#NPM18: 12 CANADIAN NATURE POETRY BOOKS | GUEST POST BY TERRENCE ABRAHAMS

Canada’s relationship with nature poetry has, historically, been an uncomfortable one. Early settler poets took their settler-colonial romanticism to the extreme, writing of this land as if it were wild and unknown, rather than familiar and home to long-standing indigenous communities. Though the damage done by these early poets cannot be undone, nature poetry in Canada has thankfully started to shift.

Poetry featuring images of the Canadian wilderness are now rooted less in European romanticism. Instead, they take a more personal turn by focusing on field studies, environmentalism, anti-colonial efforts in activism, and, of course, genuine love and appreciation people have for natural world. There are, perhaps, more love poems here in the following books than in any anthology of romantic poetry out there.

 

The Books


  1. Anne Carson – Plainwater (Vintage Canada, 2000)


Though familiar natural imagery is scattered throughout this collection, the latter half of Carson’s Plainwater reads as a fictional travelogue. Geography colludes and collides with the intensely human to create a sometimes uncomfortable catalogue of the ways people relate to surroundings and, by extension, each other.


  1. Souvankham Thammavongsa – small arguments (Pedlar Press, 2003)


This small book featuring smaller poems touches on the familiar aspects of nature: insects and fruits we see in our homes, crawling or ripening on our kitchen counters, awakening a new (or perhaps old but overlooked) appreciation for such little lives.


  1. Hoa Nguyen – As Long as Trees Last (Wave Books, 2012)


Nguyen’s writing, as always, is full of movement, despite the stillness and presumed peacefulness of many of her subjects – trees and suburban streets wake up and become less a part of an urban environment and more of a reminder that even cities are full of stirring, shifting green things.


  1. Julie Joosten – Light Light (Book*hug, 2013)


Joosten’s book artfully looks at the way light affects us all, and what we would (and wouldn’t be) without it. Observation and emotion fuse with scientific fact to delight and delightfully unsettle.


  1. Elena Johnson – Field Notes for the Alpine Tundra (Gaspereau Press, 2015)


Johnson lived as the writer-in-residence at a remote ecology research station in the Yukon’s Ruby Range in 2008. These poems, exploring both the scientific and emotional side of northern field studies, are both moving and satisfying. You might learn a new fact or two.


  1. Rasiqra Revulva – Cephalopography (words (on) pages, 2016)


Lyrical, emotional, visceral – like the tentacled things she features in her poetic work, Revulva’s poetic efforts are as graceful and strange as they are fascinating.


  1. Nelson Ball – Certain Details (Wilfrid Laurier University Press, 2017)

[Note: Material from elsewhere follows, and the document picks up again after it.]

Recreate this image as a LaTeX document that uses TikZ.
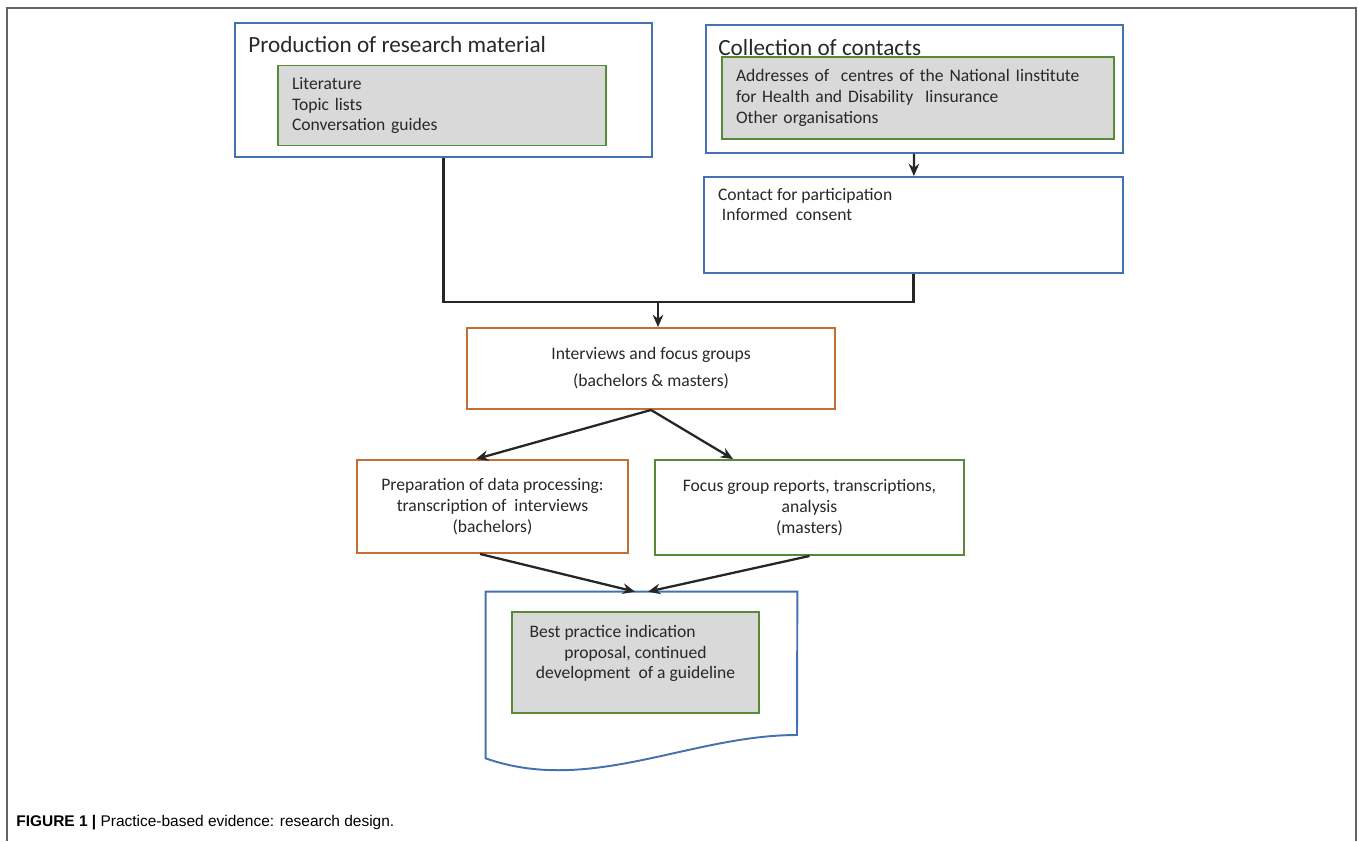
\documentclass[tikz,border=0pt]{standalone}
\usepackage{fontspec}
\setmainfont{Carlito}
\newfontfamily\capfont{Liberation Sans}
\usepackage{tikz}
\usetikzlibrary{arrows.meta}

\definecolor{boxblue}{RGB}{68,114,176}
\definecolor{boxorange}{RGB}{197,110,52}
\definecolor{boxgreen}{RGB}{86,138,54}
\definecolor{boxgray}{RGB}{217,217,217}
\definecolor{textgray}{RGB}{40,40,40}
\definecolor{framegray}{RGB}{100,100,100}

\begin{document}
\begin{tikzpicture}
    \tikzstyle{edge}  = [line width=1.3pt,draw=black!85]
    \tikzstyle{dedge} = [line width=1.3pt,-{Stealth[length=7pt,width=6pt]},draw=black!85]
    \tikzstyle{box}=[
      rectangle,
      line width=1.1pt,
      anchor=center,
      text=textgray,
      font=\fontsize{10}{11.8}\selectfont,
    ]
    \tikzstyle{bluebox}=[box, draw=boxblue]
    \tikzstyle{orangebox}=[box, draw=boxorange, align=center]
    \tikzstyle{greenbox}=[box, draw=boxgreen, align=center]
    \tikzstyle{listbox}=[
      box,
      draw=boxgreen,
      fill=boxgray,
      inner xsep=0.28cm,
    ]
    \tikzstyle{title}=[
      anchor=base west,
      inner sep=0pt,
      text=textgray,
      font=\fontsize{13.2}{15}\selectfont,
    ]

    \coordinate (figAnchor) at (0,0);
    \useasboundingbox (figAnchor) rectangle ([xshift=27.16cm, yshift=-16.82cm] figAnchor);

    % frame
    {
      \draw[line width=1.1pt, draw=framegray]
        ([xshift=0.14cm, yshift=-16.82cm] figAnchor) -- ([xshift=0.14cm, yshift=-0.16cm] figAnchor)
        -- ([xshift=27.12cm, yshift=-0.16cm] figAnchor) -- ([xshift=27.12cm, yshift=-16.82cm] figAnchor);
    }

    % research material
    {
      \node[bluebox, minimum width=8.34cm, minimum height=2.68cm] (prod) at ([xshift=8.87cm, yshift=-1.80cm] figAnchor) {};
      \node[title] (prodTitle) at ([xshift=4.96cm, yshift=-1.04cm] figAnchor) {Production of research material};
      \node[listbox, minimum width=6.56cm, minimum height=1.60cm, text width=6.0cm, align=left] (prodList) at ([xshift=8.84cm, yshift=-2.11cm] figAnchor)
        {Literature\\ Topic lists\\ Conversation guides};
    }

    % contacts
    {
      \node[bluebox, minimum width=8.34cm, minimum height=2.56cm] (collect) at ([xshift=18.29cm, yshift=-1.78cm] figAnchor) {};
      \node[title] (collectTitle) at ([xshift=14.36cm, yshift=-1.10cm] figAnchor) {Collection of contacts};
      \node[listbox, minimum width=7.84cm, minimum height=1.64cm, text width=7.28cm, align=left] (collectList) at ([xshift=18.36cm, yshift=-1.96cm] figAnchor)
        {Addresses of\ \ centres of the National Iinstitute\\ for Health and Disability\ \ Iinsurance\\ Other organisations};

      \node[bluebox, minimum width=8.38cm, minimum height=1.92cm] (contact) at ([xshift=18.27cm, yshift=-4.50cm] figAnchor) {};
      \node[box, anchor=north west, align=left, inner sep=0pt] (contactText) at ([xshift=0.28cm, yshift=-0.22cm] contact.north west)
        {Contact for participation\\ \ Informed\ \ consent};
    }

    % interviews
    {
      \node[orangebox, minimum width=7.36cm, minimum height=1.62cm] (interviews) at ([xshift=13.02cm, yshift=-7.37cm] figAnchor)
        {Interviews and focus groups\\[3.5pt] (bachelors \& masters)};
      \node[orangebox, minimum width=5.42cm, minimum height=1.86cm] (prep) at ([xshift=9.85cm, yshift=-10.13cm] figAnchor)
        {Preparation of data processing:\\ transcription of\ \ interviews\\ (bachelors)};
      \node[greenbox, minimum width=6.18cm, minimum height=1.90cm] (reports) at ([xshift=16.19cm, yshift=-10.15cm] figAnchor)
        {Focus group reports, transcriptions,\\ analysis\\ (masters)};
    }

    % best practice
    {
      \node[minimum width=6.22cm, minimum height=3.52cm] (guide) at ([xshift=12.83cm, yshift=-13.60cm] figAnchor) {};
      \draw[line width=1.1pt, draw=boxblue] ([yshift=0.20cm] guide.south west) -- (guide.north west) -- (guide.north east)
        -- ([xshift=15.94cm, yshift=-14.70cm] figAnchor)
        .. controls ([xshift=13.80cm, yshift=-14.70cm] figAnchor) and ([xshift=11.80cm, yshift=-15.90cm] figAnchor)
        .. ([yshift=0.20cm] guide.south west) -- cycle;
      \node[listbox, minimum width=4.94cm, minimum height=2.02cm, align=center] (guideList) at ([xshift=12.71cm, yshift=-13.25cm] figAnchor)
        {Best practice indication\hspace*{26pt}\\ proposal, continued\\ development\ \ of a guideline\\ \mbox{}};
    }

    % flow
    {
      \coordinate (merge) at ([xshift=13.16cm, yshift=-6.04cm] figAnchor);
      \draw[dedge] (collect) -- (contact);
      \draw[edge] (prod.south) |- (merge) -| (contact.south);
      \draw[dedge] (merge) -- (merge |- interviews.north);
      \draw[dedge] (interviews.south) -- ([xshift=-0.33cm] prep.north);
      \draw[dedge] (interviews.south) -- ([xshift=-1.53cm] reports.north);
      \draw[dedge] ([xshift=-0.25cm] prep.south) -- ([xshift=-0.13cm] guide.north);
      \draw[dedge] (reports.south) -- ([xshift=0.13cm] guide.north);
    }

    % caption
    {
      \node[anchor=base west, inner sep=0pt, font=\capfont\fontsize{8.8}{10}\selectfont] (caption) at ([xshift=0.32cm, yshift=-16.52cm] figAnchor)
        {\textbf{FIGURE 1 |} Practice-based evidence: research design.};
    }
\end{tikzpicture}
\end{document}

Ball’s short, observational poems are the cumulative effort of over sixty some-odd years spent walking, watching, waiting. Nothing about nature seems to be missed by Ball’s careful eye.


  1. Jack Davis – Faunics (Pedlar Press, 2017)


Davis’ work asks us to reconsider how we understand animals in relation to ourselves, to redefine animalism, and to ultimately look for a harmony within the human animal.


  1. Sarah-Jean Krahn – Weed Apologue (words (on) pages, 2017)


Drawing on a critical response to Robert Kroestch’s Seed Catalogue, Krahn’s poetry condemns Canadian colonialism and its impact on indigenous women and the environment while weaving language in a way that cannot be anything but like a so-called weed: insistent, seemingly effortless, hardy, and, ultimately, beautiful.


  1. Fenn Stewart – Better Nature (Book*hug, 2017)


Though she works directly from a diary Walt Whitman kept while travelling through Canada, Stewart never gets sentimental. Her poetry focuses on how people interact with the world, from settler appropriation of the land, environmental activism, individual efforts to “go green,” and a tongue-in-cheek touch upon how we can better our natures to better nature itself.


  1. Laura K. Watson – Spellbook for an Attic Gardener (self-published, 2017)


Complete with stunning illustrations, Watson’s Spellbook is a comforting (though sometimes emotionally charged) look at how easy it is to bring the outside in.


  1. Randy Lundy – Blackbird Song (University of Regina Press, 2018)


This book, though not yet released, closes this list due to the anticipatory excitement I feel for it. Lundy’s previous work has been nothing but beautiful, his attention to detail making it easy to get lost in the portions of the natural world he recreates on a page.